По крайней мере в этом отношении дуче был прав. Фашистская партия была первой организованной военной партией, захватившей власть в западноевропейском либеральном государстве и породившей при этом режим нового типа, основанный на однопартийном правлении. Тем самым фашизм стал образцом для прочих европейских националистических военизированных движений, стремившихся к уничтожению демократически избранной власти. Что же касается истоков фашизма, то вполне можно сказать: «В начале было насилие».
Это следует понимать в том смысле, что военизированное насилие представляло собой фундаментальную черту коллективной идентичности фашизма как организации, как ментальности, как политической культуры и как стиля жизни и борьбы, не говоря уже о том, что оно являлось главной причиной его триумфа. Далее нами будут рассмотрены важнейшие аспекты взаимоотношений между военизированным насилием и фашизмом.

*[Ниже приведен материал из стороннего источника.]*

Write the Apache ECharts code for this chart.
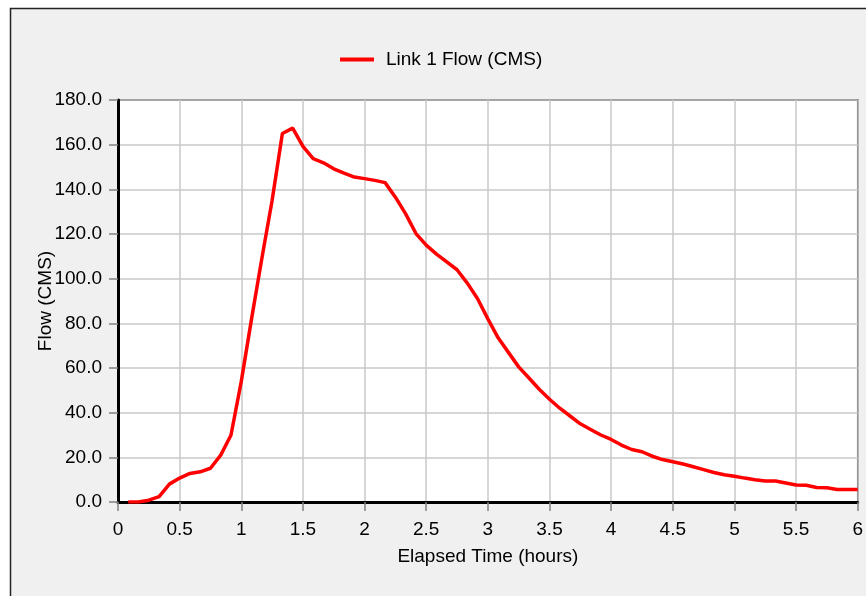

Изучать фашистское военизированное насилие в Италии в 1919 — 1923 годах по определению означает исследовать истоки фашистской милиционной партии и диктаторского государства нового типа, созданного фашистами после захвата ими власти 30 октября 1922 года. С целью дать концептуальное объяснение этого типа политической власти некоторые антифашисты предложили в 1923 году термины «тоталитарный» и «тоталитаризм»{236}.
В данной главе будут освещены основные этапы только что описанного процесса. Я постараюсь показать, почему, по моему мнению, практика и культура военизированного насилия являлись «обоснованием фашизма» или, иными словами, принципиальным условием для возникновения, наступления и победы фашизма и, соответственно, для закладки в Италии основ политического режима нового типа, проложившего путь к расцвету тоталитаризма в Западной Европе.

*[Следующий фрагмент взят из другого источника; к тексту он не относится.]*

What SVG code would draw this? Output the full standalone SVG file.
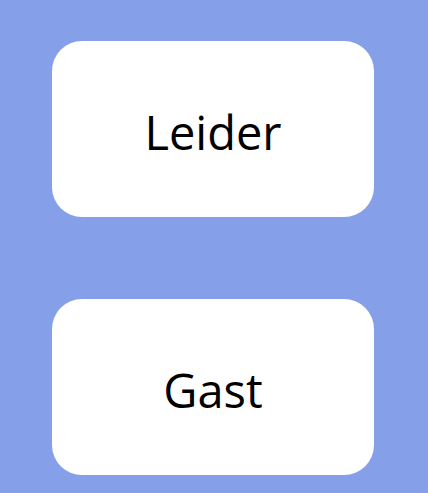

Фашистское военизированное насилие по большей части являлось следствием боевого опыта, приобретенного на фронтах Первой мировой войны, но в то же время и причиной краха всех надежд на создание мира, более безопасного для демократии. Первая мировая война завершилась триумфом демократических государств Европы{237}. Крах германского милитаризма, распад многовековых самодержавных империй, возникновение новых республиканских государств и усиление роли парламента, предусматривавшееся в новых конституциях, были ключевыми чертами политической демократизации, происходившей в Европе в 1919 году. Для демократических правительств, и особенно для новых парламентских режимов, был характерен «процесс рационализации власти», как выразился русский юрист Борис Миркин-Гецевич, подразумевая под этим «тенденцию к подчинению всей полноты коллективной жизни юридическим нормам»{238}. Эта тенденция в полной мере выражала в себе конституционный принцип народного суверенитета и парламентской власти в государстве, основанном на законе. «Помимо демократии, нет и не может быть иной формы государства, которая признавала бы главенство закона; соответственно, общее конституционное право включает в себя все юридические формы демократии — государства, основанного на законе»{239}.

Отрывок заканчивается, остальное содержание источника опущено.